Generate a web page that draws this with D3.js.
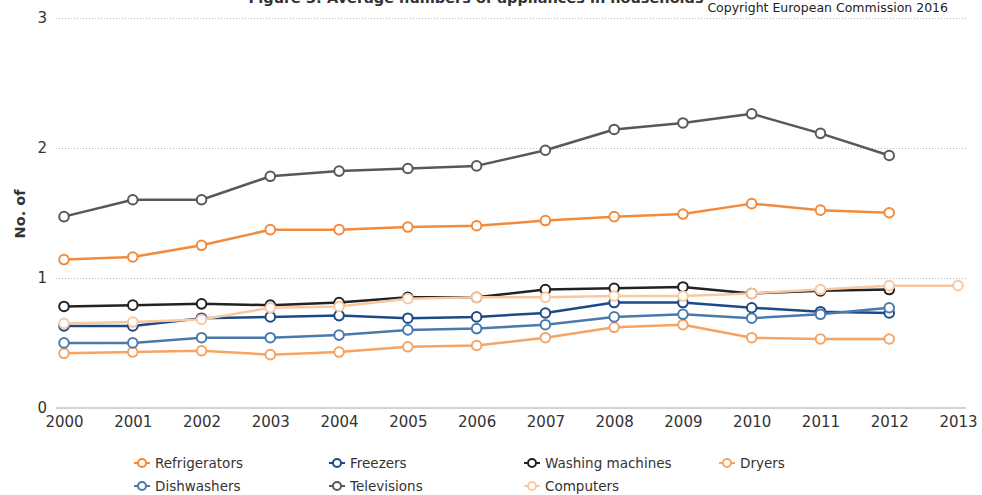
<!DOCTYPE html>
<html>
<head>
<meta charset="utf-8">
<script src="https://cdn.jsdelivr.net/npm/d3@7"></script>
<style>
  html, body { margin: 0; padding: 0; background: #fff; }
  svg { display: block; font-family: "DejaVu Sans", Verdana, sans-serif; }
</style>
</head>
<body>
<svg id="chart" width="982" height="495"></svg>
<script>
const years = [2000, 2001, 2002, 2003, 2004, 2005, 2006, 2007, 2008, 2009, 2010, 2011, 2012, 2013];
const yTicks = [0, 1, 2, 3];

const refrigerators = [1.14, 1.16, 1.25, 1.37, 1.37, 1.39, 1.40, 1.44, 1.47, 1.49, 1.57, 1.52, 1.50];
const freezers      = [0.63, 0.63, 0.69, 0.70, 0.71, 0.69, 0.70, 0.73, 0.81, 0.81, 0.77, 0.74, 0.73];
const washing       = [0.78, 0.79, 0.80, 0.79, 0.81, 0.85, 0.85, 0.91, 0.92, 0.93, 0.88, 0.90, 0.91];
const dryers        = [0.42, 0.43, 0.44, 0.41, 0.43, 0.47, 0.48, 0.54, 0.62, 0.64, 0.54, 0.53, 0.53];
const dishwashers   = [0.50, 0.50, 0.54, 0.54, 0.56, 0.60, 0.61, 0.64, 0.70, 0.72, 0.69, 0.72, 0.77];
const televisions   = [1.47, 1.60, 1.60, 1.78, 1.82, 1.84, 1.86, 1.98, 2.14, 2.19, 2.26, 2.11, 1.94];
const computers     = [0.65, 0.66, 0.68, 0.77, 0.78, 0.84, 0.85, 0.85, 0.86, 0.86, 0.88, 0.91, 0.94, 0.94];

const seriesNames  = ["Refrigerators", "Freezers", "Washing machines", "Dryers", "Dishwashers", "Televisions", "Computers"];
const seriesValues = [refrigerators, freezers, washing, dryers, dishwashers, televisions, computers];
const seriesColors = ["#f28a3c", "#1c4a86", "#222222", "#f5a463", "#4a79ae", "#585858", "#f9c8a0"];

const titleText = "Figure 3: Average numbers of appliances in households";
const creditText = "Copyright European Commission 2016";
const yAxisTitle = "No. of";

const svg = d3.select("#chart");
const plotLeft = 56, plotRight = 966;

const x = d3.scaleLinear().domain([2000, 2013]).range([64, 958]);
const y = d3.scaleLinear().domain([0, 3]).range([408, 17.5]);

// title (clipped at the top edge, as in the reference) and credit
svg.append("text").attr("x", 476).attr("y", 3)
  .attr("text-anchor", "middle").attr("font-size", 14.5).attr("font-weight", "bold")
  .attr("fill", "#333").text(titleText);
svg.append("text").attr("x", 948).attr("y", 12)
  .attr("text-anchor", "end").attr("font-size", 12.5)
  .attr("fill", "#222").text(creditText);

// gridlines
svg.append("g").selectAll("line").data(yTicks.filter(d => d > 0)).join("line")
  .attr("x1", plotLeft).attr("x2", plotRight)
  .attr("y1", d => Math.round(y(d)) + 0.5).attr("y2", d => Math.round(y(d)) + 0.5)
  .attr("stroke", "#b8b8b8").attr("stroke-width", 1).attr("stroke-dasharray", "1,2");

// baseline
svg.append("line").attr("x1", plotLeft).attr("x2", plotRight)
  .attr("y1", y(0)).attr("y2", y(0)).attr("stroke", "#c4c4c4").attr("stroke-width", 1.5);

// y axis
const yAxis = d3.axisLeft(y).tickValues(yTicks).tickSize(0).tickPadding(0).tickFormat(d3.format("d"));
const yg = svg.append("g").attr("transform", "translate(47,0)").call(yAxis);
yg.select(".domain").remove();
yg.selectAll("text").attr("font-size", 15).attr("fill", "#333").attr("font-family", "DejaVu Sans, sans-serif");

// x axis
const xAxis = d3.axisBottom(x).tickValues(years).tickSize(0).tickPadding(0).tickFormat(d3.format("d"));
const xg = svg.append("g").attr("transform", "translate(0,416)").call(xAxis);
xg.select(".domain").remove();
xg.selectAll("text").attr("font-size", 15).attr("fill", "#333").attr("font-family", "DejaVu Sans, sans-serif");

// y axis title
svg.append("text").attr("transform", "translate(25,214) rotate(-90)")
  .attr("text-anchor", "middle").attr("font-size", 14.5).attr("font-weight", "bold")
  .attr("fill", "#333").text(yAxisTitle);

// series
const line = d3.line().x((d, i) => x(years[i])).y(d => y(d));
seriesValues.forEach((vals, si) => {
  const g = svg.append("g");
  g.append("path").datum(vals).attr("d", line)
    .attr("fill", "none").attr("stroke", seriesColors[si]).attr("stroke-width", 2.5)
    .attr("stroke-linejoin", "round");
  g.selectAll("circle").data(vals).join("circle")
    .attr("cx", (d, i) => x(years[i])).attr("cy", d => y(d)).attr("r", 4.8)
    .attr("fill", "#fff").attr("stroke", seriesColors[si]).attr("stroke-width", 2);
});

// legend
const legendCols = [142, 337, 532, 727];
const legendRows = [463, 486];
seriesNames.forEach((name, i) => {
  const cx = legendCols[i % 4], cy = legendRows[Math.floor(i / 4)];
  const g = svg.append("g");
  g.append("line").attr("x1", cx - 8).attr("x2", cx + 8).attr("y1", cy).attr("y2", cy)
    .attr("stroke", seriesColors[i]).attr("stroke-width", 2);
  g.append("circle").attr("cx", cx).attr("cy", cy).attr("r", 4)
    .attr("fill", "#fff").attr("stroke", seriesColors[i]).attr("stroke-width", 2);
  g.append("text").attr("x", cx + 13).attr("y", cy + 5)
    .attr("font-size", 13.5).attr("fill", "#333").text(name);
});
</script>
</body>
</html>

■ ■ ■ ■ ■ ■ ■

### To be done
Pictures excluded, repeat exactly the lines from the top of the material through the line with "const yTicks = [0, 1, 2, 3];", including both of those lines.

### Task result
Generate a web page that draws this with D3.js.
<!DOCTYPE html>
<html>
<head>
<meta charset="utf-8">
<script src="https://cdn.jsdelivr.net/npm/d3@7"></script>
<style>
  html, body { margin: 0; padding: 0; background: #fff; }
  svg { display: block; font-family: "DejaVu Sans", Verdana, sans-serif; }
</style>
</head>
<body>
<svg id="chart" width="982" height="495"></svg>
<script>
const years = [2000, 2001, 2002, 2003, 2004, 2005, 2006, 2007, 2008, 2009, 2010, 2011, 2012, 2013];
const yTicks = [0, 1, 2, 3];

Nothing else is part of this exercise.